Return the listing below unchanged, minus its pictures.

>>>>

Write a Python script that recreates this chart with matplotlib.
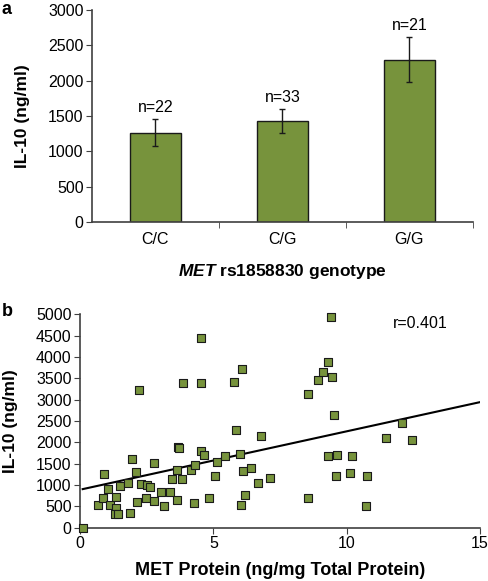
import numpy as np
import matplotlib
matplotlib.use('Agg')
import matplotlib.pyplot as plt

plt.rcParams['font.family'] = ['Liberation Sans', 'DejaVu Sans']
plt.rcParams['mathtext.fontset'] = 'custom'
plt.rcParams['mathtext.bfit'] = 'Liberation Sans:italic:bold'
plt.rcParams['mathtext.rm'] = 'Liberation Sans:bold'

# panel a: IL-10 by genotype
genotypes = ['C/C', 'C/G', 'G/G']
il10_mean = [1265, 1430, 2295]
il10_err = [190, 168, 322]
n_labels = ['n=22', 'n=33', 'n=21']

# panel b: IL-10 vs MET protein
met_protein = [0.12, 0.9, 0.69, 0.87, 1.05, 1.12, 1.35, 1.34, 1.31, 1.41,
               1.51, 1.8, 1.89, 1.94, 2.09, 2.12, 2.22, 2.27, 2.47, 2.5,
               2.64, 2.76, 2.79, 3.04, 3.16, 3.36, 3.46, 3.64, 3.64, 3.69,
               3.72, 3.82, 3.87, 4.16, 4.27, 4.3, 4.54, 4.55, 4.55, 4.64,
               4.84, 5.07, 5.12, 5.45, 5.76, 5.85, 5.99, 6.02, 6.06, 6.11,
               6.19, 6.42, 6.66, 6.8, 7.11, 8.54, 8.55, 8.94, 9.1, 9.31,
               9.41, 9.45, 9.54, 9.29, 9.62, 9.6, 10.19, 10.12, 10.75, 10.72,
               11.46, 12.07, 12.44]
il10_level = [0, 1257, 523, 703, 906, 523, 726, 453, 312, 312,
              976, 1039, 351, 1617, 1296, 609, 3233, 1031, 703, 1007,
              945, 633, 1507, 836, 508, 828, 1132, 640, 1351, 1898,
              1867, 1140, 3382, 1351, 586, 1460, 3390, 4444, 1804, 1703,
              703, 1210, 1546, 1679, 3421, 2280, 1726, 539, 3725, 1335,
              773, 1390, 1039, 2145, 1160, 3140, 703, 3460, 3640, 3889,
              4936, 3538, 2632, 1679, 1710, 1218, 1679, 1273, 1218, 515,
              2109, 2460, 2046]
fit_x = [0.1, 15]
fit_y = [905, 2945]

bar_color = '#77933c'
axis_color = '#404040'
fs = 11.5
fs_lab = 12.5

fig = plt.figure(figsize=(4.89, 5.81), dpi=100)

### panel a
ax1 = fig.add_axes([0.188, 0.618, 0.779, 0.365])
x = np.arange(len(genotypes))
ax1.bar(x, il10_mean, width=0.4, color=bar_color, edgecolor='#1a1a1a', linewidth=1.0, zorder=2)
ax1.errorbar(x, il10_mean, yerr=il10_err, fmt='none', ecolor='#1a1a1a', elinewidth=1.0, capsize=2, capthick=1.0, zorder=3)
for xi, m, e, lab in zip(x, il10_mean, il10_err, n_labels):
    ax1.annotate(lab, (xi, m + e), textcoords='offset points', xytext=(0, 3), ha='center', va='bottom', fontsize=fs)
ax1.set_xlim(-0.5, 2.5)
ax1.set_ylim(0, 3000)
ax1.set_yticks(np.arange(0, 3001, 500))
ax1.set_xticks(x)
ax1.set_xticklabels(genotypes, fontsize=fs)
ax1.set_xticks([0.5, 1.5, 2.5], minor=True)
ax1.tick_params(axis='x', which='major', length=0, pad=7)
ax1.tick_params(axis='x', which='minor', length=4, direction='out', color=axis_color)
ax1.tick_params(axis='y', length=4, direction='out', labelsize=fs, color=axis_color, pad=2)
ax1.set_ylabel('IL-10 (ng/ml)', fontsize=fs_lab, fontweight='bold')
ax1.yaxis.set_label_coords(-0.163, 0.5)
ax1.set_xlabel(r'$\mathbfit{MET}$ rs1858830 genotype', fontsize=fs_lab, fontweight='bold', labelpad=11)
for s in ['top', 'right']:
    ax1.spines[s].set_visible(False)
for s in ['left', 'bottom']:
    ax1.spines[s].set_color(axis_color)
    ax1.spines[s].set_linewidth(1.2)

### panel b
ax2 = fig.add_axes([0.1636, 0.0917, 0.818, 0.367])
ax2.plot(fit_x, fit_y, color='black', linewidth=1.5, zorder=2)
ax2.scatter(met_protein, il10_level, marker='s', s=26, color=bar_color, edgecolors='#1a1a1a', linewidths=0.8, zorder=3, clip_on=False)
ax2.set_xlim(0, 15)
ax2.set_ylim(0, 5000)
ax2.set_xticks([0, 5, 10, 15])
ax2.set_yticks(np.arange(0, 5001, 500))
ax2.tick_params(axis='both', length=4, direction='out', labelsize=fs, color=axis_color, pad=2)
ax2.set_xlabel('MET Protein (ng/mg Total Protein)', fontsize=13, fontweight='bold', labelpad=8)
ax2.set_ylabel('IL-10 (ng/ml)', fontsize=fs_lab, fontweight='bold')
ax2.yaxis.set_label_coords(-0.155, 0.5)
ax2.text(0.85, 0.96, 'r=0.401', transform=ax2.transAxes, ha='center', va='center', fontsize=fs)
for s in ['top', 'right']:
    ax2.spines[s].set_visible(False)
for s in ['left', 'bottom']:
    ax2.spines[s].set_color(axis_color)
    ax2.spines[s].set_linewidth(1.2)

fig.text(0.004, 0.998, 'a', fontsize=13, fontweight='bold', va='top')
fig.text(0.004, 0.478, 'b', fontsize=13, fontweight='bold', va='top')

fig.savefig('out.png', dpi=100)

<<<<

» Exercise solution:
Write a Python script that recreates this chart with matplotlib.
import numpy as np
import matplotlib
matplotlib.use('Agg')
import matplotlib.pyplot as plt

plt.rcParams['font.family'] = ['Liberation Sans', 'DejaVu Sans']
plt.rcParams['mathtext.fontset'] = 'custom'
plt.rcParams['mathtext.bfit'] = 'Liberation Sans:italic:bold'
plt.rcParams['mathtext.rm'] = 'Liberation Sans:bold'

# panel a: IL-10 by genotype
genotypes = ['C/C', 'C/G', 'G/G']
il10_mean = [1265, 1430, 2295]
il10_err = [190, 168, 322]
n_labels = ['n=22', 'n=33', 'n=21']

# panel b: IL-10 vs MET protein
met_protein = [0.12, 0.9, 0.69, 0.87, 1.05, 1.12, 1.35, 1.34, 1.31, 1.41,
               1.51, 1.8, 1.89, 1.94, 2.09, 2.12, 2.22, 2.27, 2.47, 2.5,
               2.64, 2.76, 2.79, 3.04, 3.16, 3.36, 3.46, 3.64, 3.64, 3.69,
               3.72, 3.82, 3.87, 4.16, 4.27, 4.3, 4.54, 4.55, 4.55, 4.64,
               4.84, 5.07, 5.12, 5.45, 5.76, 5.85, 5.99, 6.02, 6.06, 6.11,
               6.19, 6.42, 6.66, 6.8, 7.11, 8.54, 8.55, 8.94, 9.1, 9.31,
               9.41, 9.45, 9.54, 9.29, 9.62, 9.6, 10.19, 10.12, 10.75, 10.72,
               11.46, 12.07, 12.44]
il10_level = [0, 1257, 523, 703, 906, 523, 726, 453, 312, 312,
              976, 1039, 351, 1617, 1296, 609, 3233, 1031, 703, 1007,
              945, 633, 1507, 836, 508, 828, 1132, 640, 1351, 1898,
              1867, 1140, 3382, 1351, 586, 1460, 3390, 4444, 1804, 1703,
              703, 1210, 1546, 1679, 3421, 2280, 1726, 539, 3725, 1335,
              773, 1390, 1039, 2145, 1160, 3140, 703, 3460, 3640, 3889,
              4936, 3538, 2632, 1679, 1710, 1218, 1679, 1273, 1218, 515,
              2109, 2460, 2046]
fit_x = [0.1, 15]
fit_y = [905, 2945]

bar_color = '#77933c'
axis_color = '#404040'
fs = 11.5
fs_lab = 12.5

fig = plt.figure(figsize=(4.89, 5.81), dpi=100)

### panel a
ax1 = fig.add_axes([0.188, 0.618, 0.779, 0.365])
x = np.arange(len(genotypes))
ax1.bar(x, il10_mean, width=0.4, color=bar_color, edgecolor='#1a1a1a', linewidth=1.0, zorder=2)
ax1.errorbar(x, il10_mean, yerr=il10_err, fmt='none', ecolor='#1a1a1a', elinewidth=1.0, capsize=2, capthick=1.0, zorder=3)
for xi, m, e, lab in zip(x, il10_mean, il10_err, n_labels):
    ax1.annotate(lab, (xi, m + e), textcoords='offset points', xytext=(0, 3), ha='center', va='bottom', fontsize=fs)
ax1.set_xlim(-0.5, 2.5)
ax1.set_ylim(0, 3000)
ax1.set_yticks(np.arange(0, 3001, 500))
ax1.set_xticks(x)
ax1.set_xticklabels(genotypes, fontsize=fs)
ax1.set_xticks([0.5, 1.5, 2.5], minor=True)
ax1.tick_params(axis='x', which='major', length=0, pad=7)
ax1.tick_params(axis='x', which='minor', length=4, direction='out', color=axis_color)
ax1.tick_params(axis='y', length=4, direction='out', labelsize=fs, color=axis_color, pad=2)
ax1.set_ylabel('IL-10 (ng/ml)', fontsize=fs_lab, fontweight='bold')
ax1.yaxis.set_label_coords(-0.163, 0.5)
ax1.set_xlabel(r'$\mathbfit{MET}$ rs1858830 genotype', fontsize=fs_lab, fontweight='bold', labelpad=11)
for s in ['top', 'right']:
    ax1.spines[s].set_visible(False)
for s in ['left', 'bottom']:
    ax1.spines[s].set_color(axis_color)
    ax1.spines[s].set_linewidth(1.2)

### panel b
ax2 = fig.add_axes([0.1636, 0.0917, 0.818, 0.367])
ax2.plot(fit_x, fit_y, color='black', linewidth=1.5, zorder=2)
ax2.scatter(met_protein, il10_level, marker='s', s=26, color=bar_color, edgecolors='#1a1a1a', linewidths=0.8, zorder=3, clip_on=False)
ax2.set_xlim(0, 15)
ax2.set_ylim(0, 5000)
ax2.set_xticks([0, 5, 10, 15])
ax2.set_yticks(np.arange(0, 5001, 500))
ax2.tick_params(axis='both', length=4, direction='out', labelsize=fs, color=axis_color, pad=2)
ax2.set_xlabel('MET Protein (ng/mg Total Protein)', fontsize=13, fontweight='bold', labelpad=8)
ax2.set_ylabel('IL-10 (ng/ml)', fontsize=fs_lab, fontweight='bold')
ax2.yaxis.set_label_coords(-0.155, 0.5)
ax2.text(0.85, 0.96, 'r=0.401', transform=ax2.transAxes, ha='center', va='center', fontsize=fs)
for s in ['top', 'right']:
    ax2.spines[s].set_visible(False)
for s in ['left', 'bottom']:
    ax2.spines[s].set_color(axis_color)
    ax2.spines[s].set_linewidth(1.2)

fig.text(0.004, 0.998, 'a', fontsize=13, fontweight='bold', va='top')
fig.text(0.004, 0.478, 'b', fontsize=13, fontweight='bold', va='top')

fig.savefig('out.png', dpi=100)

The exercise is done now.